Come on folks, settle down--don't forget, we RPGers are an aging group and nerdrants can be hazardous to your health!

Plus, we've got to stick together, especially if the industry really is dying; who else do we have?!
This thread was not meant to enter into the question of what is and is not D&D; that could be an interesting conversation (assuming those involved could behave) but it wasn't the intention of my OP to go there. Rather, I was posing a hypothesis and asking, if you don't agree with my hypothesis, what is your answer to the "hate of 4E"? All I've seen is that there are different reasons, that my hypothesis is wrong perhaps as a dominant or over-riding reason, but that it may be true for some, even many.
Of course despite the above paragraph, I wish to address the following:
As soon as we all start arguing about "what is D&D," we have to be very careful. For me, there is only one line if inquiry, that I know of, that might actually further the discussion. To date, I have yet to receive an answer. It is:
At what point, in your opinion, do the accumulated changes to a game actually produce a different game? In other words, what would have to happen to a hypothetical future edition of D&D to make it "not D&D anymore," despite having the brand name on the cover?
If you can't answer that question, then your definition of D&D is functionally meaningless. It would be like trying to do science with a non-falsifiable hypothesis.
But can anyone answer that question? And does that, therefore, mean that everyone's definition of D&D is functionally meaningless? Maybe so. But I would take it one step further: because no one has come up with an adequate definition of what D&D is, we cannot really say that 4E is
not D&D because of the continuity of themes, tropes, and rules that it
does share with the D&D lineage. In other words, it has enough D&Disms that the owner of the trademark felt they could brand it with the name "D&D," and those who enjoy playing it--and many besides--call it D&D. When it comes down to it, it is only a relatively small percentage of D&D players that would actually claim that it is "not real D&D," even among those that don't like it.

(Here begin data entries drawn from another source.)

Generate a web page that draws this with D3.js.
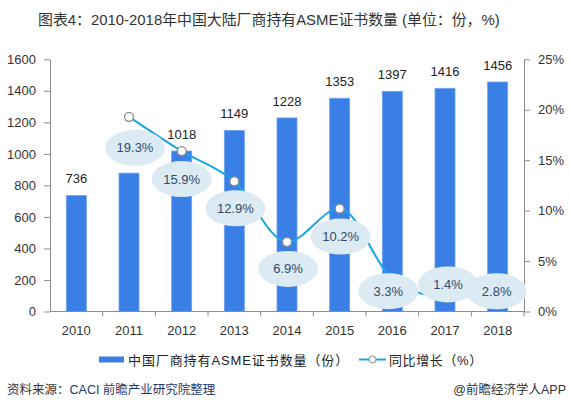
<!DOCTYPE html>
<html><head><meta charset="utf-8">
<script src="https://cdn.jsdelivr.net/npm/d3@7/dist/d3.min.js"></script>
<style>
body{margin:0;background:#fff;}
svg{display:block;font-family:"Liberation Sans","Noto Sans CJK SC",Arial,sans-serif;}
</style></head>
<body><svg id="c" width="569" height="410"></svg>
<script>
const years = ["2010","2011","2012","2013","2014","2015","2016","2017","2018"];
const counts = [736, 878, 1018, 1149, 1228, 1353, 1397, 1416, 1456];
const growth = [null, 19.3, 15.9, 12.9, 6.9, 10.2, 3.3, 1.4, 2.8];
const leftTicks = [0,200,400,600,800,1000,1200,1400,1600];
const rightTicks = [0,5,10,15,20,25];
// label bubble offsets relative to the point (layout only)
const bubbleOffset = [null,[6,31],[0,28],[1,27],[1,27],[1,28],[-4,13],[3,-13],[-1,8]];

const svg = d3.select("#c");
const L = 50, R = 524, T = 59.3, B = 311.5;

const x = d3.scaleBand().domain(years).range([L, R]).paddingInner(0.62).paddingOuter(0.31);
const xb = d3.scaleBand().domain(years).range([L, R]);
const y = d3.scaleLinear().domain([0,1600]).range([B, T]);
const y2 = d3.scaleLinear().domain([0,25]).range([B, T]);

// title
svg.append("text").attr("x", 38).attr("y", 25).attr("font-size", 14.9).attr("fill", "#333")
  .text("图表4：2010-2018年中国大陆厂商持有ASME证书数量 (单位：份，%)");

// left axis
const ga = svg.append("g").attr("transform", `translate(${L},0)`)
  .call(d3.axisLeft(y).tickValues(leftTicks).tickSize(6).tickSizeOuter(0).tickPadding(8).tickFormat(d3.format("d")));
// right axis
const gb = svg.append("g").attr("transform", `translate(${R},0)`)
  .call(d3.axisRight(y2).tickValues(rightTicks).tickSize(6).tickSizeOuter(0).tickPadding(8).tickFormat(d => d + "%"));
[ga, gb].forEach(g => {
  g.select(".domain").attr("stroke", "#8c8c8c");
  g.selectAll(".tick line").attr("stroke", "#8c8c8c");
  g.selectAll(".tick text").attr("font-size", 13).attr("fill", "#333")
   .attr("font-family", "Liberation Sans, Arial, sans-serif");
});

// bars
svg.append("g").selectAll("rect").data(years).join("rect")
  .attr("x", d => x(d)).attr("width", x.bandwidth())
  .attr("y", (d,i) => y(counts[i])).attr("height", (d,i) => B - y(counts[i]))
  .attr("fill", "#3a7fe6").attr("stroke", "#6fa4ee").attr("stroke-width", 0.8);

// bottom axis
svg.append("line").attr("x1", L).attr("x2", R).attr("y1", B).attr("y2", B).attr("stroke", "#8c8c8c");
const bt = svg.append("g");
years.slice(1).forEach(d => {
  bt.append("line").attr("x1", xb(d)).attr("x2", xb(d)).attr("y1", B).attr("y2", B + 5).attr("stroke", "#8c8c8c");
});
bt.append("line").attr("x1", R).attr("x2", R).attr("y1", B).attr("y2", B + 5).attr("stroke", "#8c8c8c");
svg.append("g").selectAll("text").data(years).join("text")
  .attr("x", d => xb(d) + xb.bandwidth()/2).attr("y", 335).attr("text-anchor", "middle")
  .attr("font-size", 13).attr("fill", "#333").text(d => d);

// value labels (the 2011 label is covered by its growth bubble in the original)
const vals = years.map((d,i) => ({d, i, v: counts[i]})).filter(p => p.i !== 1);
svg.append("g").selectAll("text").data(vals).join("text")
  .attr("x", p => x(p.d) + x.bandwidth()/2).attr("y", p => y(p.v) - 12)
  .attr("text-anchor", "middle").attr("font-size", 13).attr("fill", "#222").text(p => p.v);

// growth line
const pts = years.map((d,i) => ({d, i, v: growth[i]})).filter(p => p.v !== null);
const cx = p => xb(p.d) + xb.bandwidth()/2;
svg.append("path").datum(pts)
  .attr("d", d3.line().x(cx).y(p => y2(p.v)).curve(d3.curveMonotoneX))
  .attr("fill", "none").attr("stroke", "#17a6e3").attr("stroke-width", 2);
svg.append("g").selectAll("circle").data(pts).join("circle")
  .attr("cx", cx).attr("cy", p => y2(p.v)).attr("r", 4.5)
  .attr("fill", "#fff").attr("stroke", "#8a8a8a").attr("stroke-width", 1.3);

// bubbles
const bg = svg.append("g").selectAll("g").data(pts).join("g")
  .attr("transform", p => `translate(${cx(p) + bubbleOffset[p.i][0]},${y2(p.v) + bubbleOffset[p.i][1]})`);
bg.append("ellipse").attr("rx", 30).attr("ry", 18).attr("fill", "#dceaf3");
bg.append("text").attr("text-anchor", "middle").attr("dy", 4.5).attr("font-size", 13)
  .attr("fill", "#2f4a6b").text(p => p.v.toFixed(1) + "%");

// legend
svg.append("rect").attr("x", 99).attr("y", 356.5).attr("width", 25).attr("height", 6).attr("fill", "#3a7fe6");
svg.append("text").attr("x", 128).attr("y", 364.5).attr("font-size", 13).attr("fill", "#222")
  .attr("letter-spacing", 0.9).text("中国厂商持有ASME证书数量（份）");
svg.append("line").attr("x1", 359).attr("x2", 386).attr("y1", 359.5).attr("y2", 359.5).attr("stroke", "#17a6e3").attr("stroke-width", 2);
svg.append("circle").attr("cx", 372.5).attr("cy", 359.5).attr("r", 3.5).attr("fill", "#fff").attr("stroke", "#8a8a8a");
svg.append("text").attr("x", 389).attr("y", 364.5).attr("font-size", 13).attr("fill", "#222")
  .attr("letter-spacing", 0.6).text("同比增长（%）");

// source
const src = svg.append("text").attr("x", 7).attr("y", 394).attr("font-size", 12.5);
src.append("tspan").attr("fill", "#333").text("资料来源：");
src.append("tspan").attr("fill", "#1f3a6e").text("CACI 前瞻产业研究院整理");
svg.append("text").attr("x", 566).attr("y", 394).attr("text-anchor", "end").attr("font-size", 12.5)
  .attr("fill", "#333").text("@前瞻经济学人APP");
</script></body></html>
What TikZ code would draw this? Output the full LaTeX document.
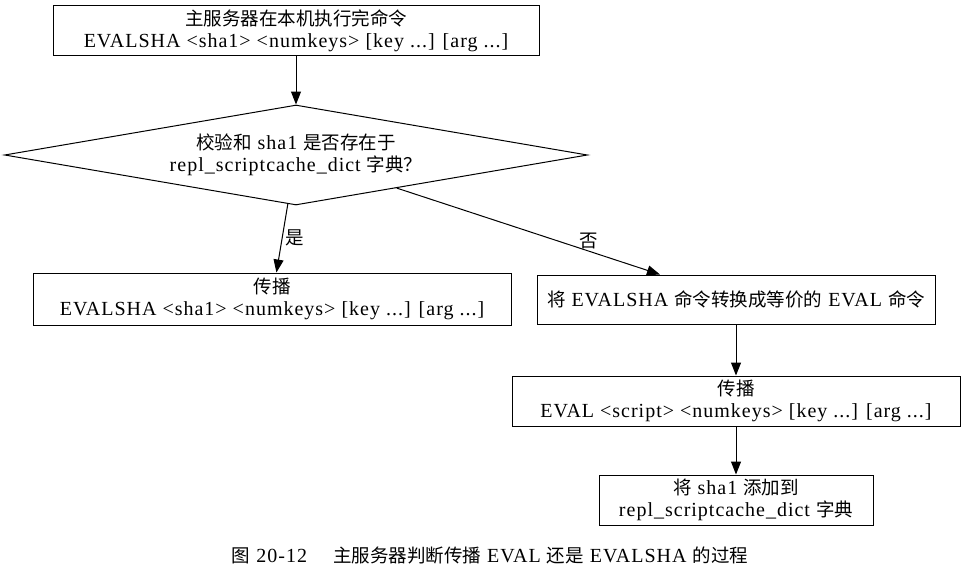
\documentclass[tikz,border=0pt]{standalone}
\usepackage{fontspec}
\setmainfont{Liberation Serif}[LetterSpace=5]
\newfontfamily\cjkf{Noto Sans CJK SC}
\newcommand{\cjk}{\cjkf\fontsize{18.5}{22}\selectfont}
\usetikzlibrary{shapes.geometric,arrows.meta}
\begin{document}
\begin{tikzpicture}[x=1pt,y=-1pt,
  every node/.style={font=\fontsize{20}{22}\selectfont, align=center, inner sep=0pt},
  box/.style={draw, line width=1pt},
  arr/.style={-{Triangle[length=13pt,width=10pt]}, line width=1pt},
  lbl/.style={font=\fontsize{20}{22}\selectfont}]
\useasboundingbox (0,0) rectangle (965,583);
\node[box, minimum width=486, minimum height=50] (top) at (296,31)
  {{\cjk 主服务器在本机执行完命令}\\EVALSHA <sha1> <numkeys> [key ...] [arg ...]};
\node[draw, line width=1pt, diamond, aspect=5.83, minimum width=583, minimum height=100] (dec) at (296,155)
  {{\cjk 校验和} sha1 {\cjk 是否存在于}\\repl\_scriptcache\_dict {\cjk 字典？}};
\node[box, minimum width=478, minimum height=52] (left) at (272,299)
  {{\cjk 传播}\\EVALSHA <sha1> <numkeys> [key ...] [arg ...]};
\node[box, minimum width=398, minimum height=49] (conv) at (736,299.5)
  {{\cjk 将} EVALSHA {\cjk 命令转换成等价的} EVAL {\cjk 命令}};
\node[box, minimum width=448, minimum height=50] (eval) at (736,401)
  {{\cjk 传播}\\EVAL <script> <numkeys> [key ...] [arg ...]};
\node[box, minimum width=274, minimum height=50] (add) at (736,500)
  {{\cjk 将} sha1 {\cjk 添加到}\\repl\_scriptcache\_dict {\cjk 字典}};
\node (cap) at (490,555) {{\cjk 图} 20-12\quad\ {\cjk 主服务器判断传播} EVAL {\cjk 还是} EVALSHA {\cjk 的过程}};
\draw[arr] (top) -- (dec);
\draw[arr] (dec) -- node[lbl, pos=0.5, right=3pt] {\cjk 是} (left);
\draw[arr] (dec) -- node[lbl, pos=0.73, above=2pt] {\cjk 否} (conv);
\draw[arr] (conv) -- (eval);
\draw[arr] (eval) -- (add);
\end{tikzpicture}
\end{document}
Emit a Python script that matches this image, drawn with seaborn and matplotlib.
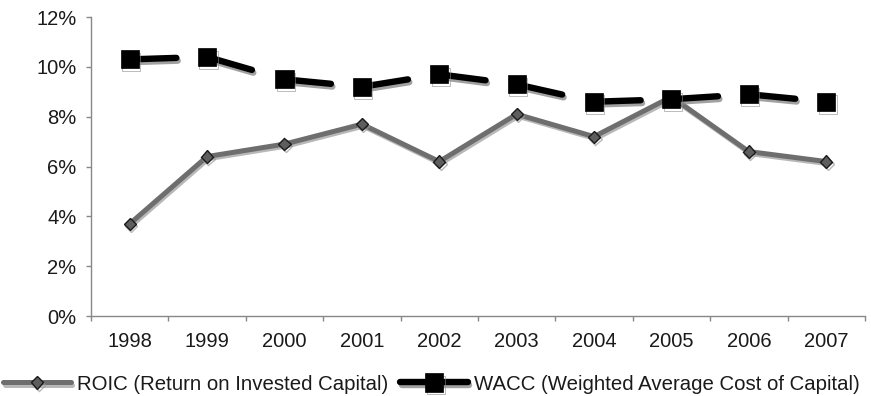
import matplotlib
matplotlib.use("Agg")
import matplotlib.pyplot as plt
import matplotlib.patheffects as pe
from matplotlib.lines import Line2D
from matplotlib.ticker import FuncFormatter, FixedLocator
import seaborn as sns
import pandas as pd

years = [1998, 1999, 2000, 2001, 2002, 2003, 2004, 2005, 2006, 2007]
roic = [3.7, 6.4, 6.9, 7.7, 6.2, 8.1, 7.2, 8.8, 6.6, 6.2]
wacc = [10.3, 10.4, 9.5, 9.2, 9.7, 9.3, 8.6, 8.7, 8.9, 8.6]
roic_label = "ROIC (Return on Invested Capital)"
wacc_label = "WACC (Weighted Average Cost of Capital)"
y_ticks = [0, 2, 4, 6, 8, 10, 12]

sns.set_theme(style="white")
plt.rcParams["font.family"] = ["Liberation Sans", "DejaVu Sans"]
plt.rcParams["text.color"] = "#1a1a1a"

df = pd.DataFrame({"year": years, "roic": roic, "wacc": wacc})

fig = plt.figure(figsize=(8.71, 3.96), dpi=100)
ax = fig.add_axes([0.1045, 0.202, 0.8885, 0.755])

shadow_roic = [pe.SimpleLineShadow(offset=(1, -1.5), shadow_color="#9a9a9a", alpha=0.7), pe.Normal()]
shadow_wacc = [pe.SimpleLineShadow(offset=(1, -2), shadow_color="#8a8a8a", alpha=0.8), pe.Normal()]

roic_style = dict(color="#6e6e6e", lw=3.6, marker="D", markersize=6.2,
                  markerfacecolor="#5e5e5e", markeredgecolor="#1a1a1a",
                  markeredgewidth=1.0)
wacc_line_style = dict(color="black", lw=4.6, dashes=(7.3, 5.1), dash_capstyle="round")
wacc_marker_style = dict(marker="s", markersize=13, markerfacecolor="black",
                         markeredgecolor="black", markeredgewidth=0.5)

# ROIC: solid grey line with diamond markers
sns.lineplot(data=df, x="year", y="roic", ax=ax, zorder=3,
             path_effects=shadow_roic, **roic_style)

# WACC: each year-to-year segment starts its own long dash at the marker
for i in range(len(df) - 1):
    sns.lineplot(data=df.iloc[i:i + 2], x="year", y="wacc", ax=ax, zorder=4,
                 path_effects=shadow_wacc, **wacc_line_style)
sns.lineplot(data=df, x="year", y="wacc", ax=ax, zorder=5, linestyle="none",
             path_effects=shadow_wacc, color="black", **wacc_marker_style)

if ax.get_legend() is not None:
    ax.get_legend().remove()

ax.set_xlim(years[0] - 0.5, years[-1] + 0.5)
ax.set_ylim(0, 12)
ax.set_xlabel("")
ax.set_ylabel("")

ax.xaxis.set_major_locator(FixedLocator(years))
ax.set_xticklabels([str(y) for y in years])
ax.xaxis.set_minor_locator(FixedLocator([y + 0.5 for y in [years[0] - 1] + years]))
ax.tick_params(axis="x", which="major", length=0, pad=11.5, labelsize=14.5, labelcolor="#1a1a1a")
ax.tick_params(axis="x", which="minor", length=3.6, width=1, color="#888888", bottom=True)

ax.set_yticks(y_ticks)
ax.yaxis.set_major_formatter(FuncFormatter(lambda v, _: f"{v:.0f}%"))
ax.tick_params(axis="y", which="major", length=3.6, width=1, color="#888888", left=True,
               pad=7, labelsize=14.5, labelcolor="#1a1a1a")

for side in ("top", "right"):
    ax.spines[side].set_visible(False)
for side in ("left", "bottom"):
    ax.spines[side].set_color("#888888")
    ax.spines[side].set_linewidth(1)

legend_handles = [
    Line2D([], [], path_effects=shadow_roic, **roic_style),
    Line2D([], [], color="black", lw=4.6, solid_capstyle="round",
           path_effects=shadow_wacc, **wacc_marker_style),
]
fig.legend(legend_handles, [roic_label, wacc_label], loc="center left",
           bbox_to_anchor=(0.004, 0.03), ncol=2, frameon=False, fontsize=14.7,
           handlelength=3.3, handletextpad=0.3, columnspacing=0.6,
           borderpad=0, borderaxespad=0)

fig.savefig("out.png", dpi=100, facecolor="white")
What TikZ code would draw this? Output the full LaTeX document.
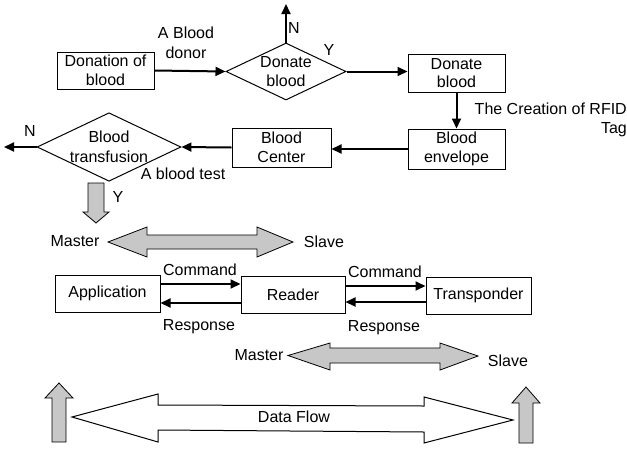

To put it another way, the onus is on those declaring that 4E is not "real D&D" to support their claim in order for it to hold water beyond their own subjective inclinations; it is not on those that see it as D&D because of the above mentioned elements and, of course, the nifty little brand name on every 4E product (this is not to say that WotC could brand a can of tuna with the D&D trademark and it would be "real D&D," but that if you add the two together--shared elements with previous iterations of the game and the trademark--you come up with, well, real D&D, just a different form of it than some are used to).
How many boards need Theseus replace on his ship before it isn't the one he started on? How many times has your body replaced every cell, rendering you a completely new being?
Essentially it's a matter of perception.
As long as every change is minor, incremental and everything looks the same, Theseus may well tell you that he's still on the same ship, despite having mo original parts.
You probably think you're still the same "you" from when you were born, but except for neurons in your cerebral cortex, the human body replaces every cell in your body about every 10 years. You may LOOK like "you" and think like "you," but really, your brain gets a new chariot every decade.
So where "new" comes into the equation regarding RPGs is a matter of entirely subjective perception. Changes that made 4Ed "not D&D" to me (to answer your question, 4Ed achieved that status for me) may not be enough to sway someone else from accepting it as the same game they've always loved...maybe better.
Yes, it is a matter of perception. But I think your post only further supports the notion that 4E
is D&D in a sense beyond any individual's viewpoint, that is as an inter-subjective agreement. You are still you, even though the parts that make up you are different than what they were 10 years ago; why? Because you are more than the sum of your parts, you are more than just any iteration of who you have been at any given time in your life. You are no less you as a 40-year old as you were you as a 4-year old. You are the entire process, the enter being-in-becoming.
Why isn't the same true of D&D? Well, it is.
The Theseus's ship analogy doesn't quite work because you use the phrase "the one he started on." As soon as
any changes are made, it isn't "the one he started on." By that definition, only OD&D is real D&D, and everything after--including the supplements--isn't "the one he started with." Therefore the definition and analogy is false.
"The one he started on," or in the case of D&D,
the edition we started with, is different for a lot of us. For me it was 1E (well, a first exposure with one of the early Basic sets but then on to AD&D; we're talking 1981 or 82). 4E isn't "the one I started on" but it is no more or less "D&D" than 1E was. Why? Again, because it is part of the same lineage. It is a development from OD&D to Basic and AD&D to BECMI and 2E to 3E to 3.5E to 4E to Essentials to 5E and beyond. It is all one lineage, one overarching "meta-game." Each very is different to varying degrees, but they are all D&D. One doesn't need to like a given variation to call it D&D, but one's dislike of a given variation is not grounds in and of itself to call it "not real D&D."